> **PROBLEM STATEMENT**
Output a verbatim copy of the data, cut off after the line that contains "from bokeh.resources import INLINE".

> **AVAILABLE DATA**

□ □ □ □

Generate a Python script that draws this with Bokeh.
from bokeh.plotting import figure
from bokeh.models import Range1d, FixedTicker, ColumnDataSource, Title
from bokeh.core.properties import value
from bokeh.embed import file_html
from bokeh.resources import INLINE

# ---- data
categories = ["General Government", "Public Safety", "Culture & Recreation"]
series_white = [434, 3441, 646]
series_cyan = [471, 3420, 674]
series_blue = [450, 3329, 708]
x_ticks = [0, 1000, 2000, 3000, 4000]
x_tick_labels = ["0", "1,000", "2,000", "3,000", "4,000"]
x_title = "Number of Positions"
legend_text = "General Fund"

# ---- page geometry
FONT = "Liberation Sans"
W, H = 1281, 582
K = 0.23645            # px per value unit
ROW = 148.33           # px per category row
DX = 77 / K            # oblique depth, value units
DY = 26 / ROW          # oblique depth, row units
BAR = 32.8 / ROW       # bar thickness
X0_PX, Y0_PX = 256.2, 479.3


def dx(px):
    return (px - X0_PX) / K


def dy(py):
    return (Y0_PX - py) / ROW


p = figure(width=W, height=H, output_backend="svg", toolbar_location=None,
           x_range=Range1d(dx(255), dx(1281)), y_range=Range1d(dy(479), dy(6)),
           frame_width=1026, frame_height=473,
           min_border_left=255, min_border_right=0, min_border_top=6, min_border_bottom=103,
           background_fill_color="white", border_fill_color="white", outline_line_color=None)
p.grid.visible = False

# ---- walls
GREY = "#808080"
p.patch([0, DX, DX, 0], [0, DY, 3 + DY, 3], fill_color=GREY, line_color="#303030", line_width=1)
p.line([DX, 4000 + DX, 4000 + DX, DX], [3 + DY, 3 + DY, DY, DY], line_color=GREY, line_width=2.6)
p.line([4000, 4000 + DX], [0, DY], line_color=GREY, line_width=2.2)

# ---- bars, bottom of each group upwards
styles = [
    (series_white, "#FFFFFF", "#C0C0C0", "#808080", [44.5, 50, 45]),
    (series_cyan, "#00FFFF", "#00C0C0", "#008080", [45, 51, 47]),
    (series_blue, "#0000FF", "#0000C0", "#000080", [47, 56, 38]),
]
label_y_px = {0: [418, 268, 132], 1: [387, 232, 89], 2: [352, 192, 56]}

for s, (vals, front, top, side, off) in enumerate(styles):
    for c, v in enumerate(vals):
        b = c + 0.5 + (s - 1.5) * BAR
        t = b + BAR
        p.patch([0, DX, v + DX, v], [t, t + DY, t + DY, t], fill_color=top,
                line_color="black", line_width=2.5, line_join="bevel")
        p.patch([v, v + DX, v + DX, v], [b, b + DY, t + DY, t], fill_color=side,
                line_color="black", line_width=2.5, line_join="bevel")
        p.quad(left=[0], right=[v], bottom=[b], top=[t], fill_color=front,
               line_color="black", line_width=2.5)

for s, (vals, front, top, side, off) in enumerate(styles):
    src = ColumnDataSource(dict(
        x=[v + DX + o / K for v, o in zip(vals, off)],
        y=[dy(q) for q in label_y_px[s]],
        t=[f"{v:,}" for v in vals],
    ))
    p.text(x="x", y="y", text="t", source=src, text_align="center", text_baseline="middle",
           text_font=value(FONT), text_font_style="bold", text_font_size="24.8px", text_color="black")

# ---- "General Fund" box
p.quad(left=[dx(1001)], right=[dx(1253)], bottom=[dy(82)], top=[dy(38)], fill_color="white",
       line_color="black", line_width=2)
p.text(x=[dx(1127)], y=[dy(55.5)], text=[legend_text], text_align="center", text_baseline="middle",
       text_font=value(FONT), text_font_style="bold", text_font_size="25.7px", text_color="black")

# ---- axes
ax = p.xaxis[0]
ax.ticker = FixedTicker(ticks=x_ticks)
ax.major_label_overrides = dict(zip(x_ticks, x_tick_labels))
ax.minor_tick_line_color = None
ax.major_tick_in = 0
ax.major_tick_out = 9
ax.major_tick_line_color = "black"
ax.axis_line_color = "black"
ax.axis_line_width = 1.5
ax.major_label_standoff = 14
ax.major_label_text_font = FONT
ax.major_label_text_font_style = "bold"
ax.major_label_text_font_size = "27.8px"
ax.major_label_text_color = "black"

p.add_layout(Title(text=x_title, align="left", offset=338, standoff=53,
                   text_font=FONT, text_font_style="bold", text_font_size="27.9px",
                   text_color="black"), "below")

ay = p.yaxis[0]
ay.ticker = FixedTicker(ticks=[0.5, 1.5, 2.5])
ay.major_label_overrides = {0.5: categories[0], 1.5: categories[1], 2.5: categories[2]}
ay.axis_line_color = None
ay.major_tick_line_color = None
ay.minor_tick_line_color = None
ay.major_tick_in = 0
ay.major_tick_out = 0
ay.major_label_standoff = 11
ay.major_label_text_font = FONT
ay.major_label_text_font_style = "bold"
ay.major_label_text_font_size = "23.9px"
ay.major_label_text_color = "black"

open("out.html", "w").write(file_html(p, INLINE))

□ □ □ □

> **RESULT FOR THIS EXERCISE**
Generate a Python script that draws this with Bokeh.
from bokeh.plotting import figure
from bokeh.models import Range1d, FixedTicker, ColumnDataSource, Title
from bokeh.core.properties import value
from bokeh.embed import file_html
from bokeh.resources import INLINE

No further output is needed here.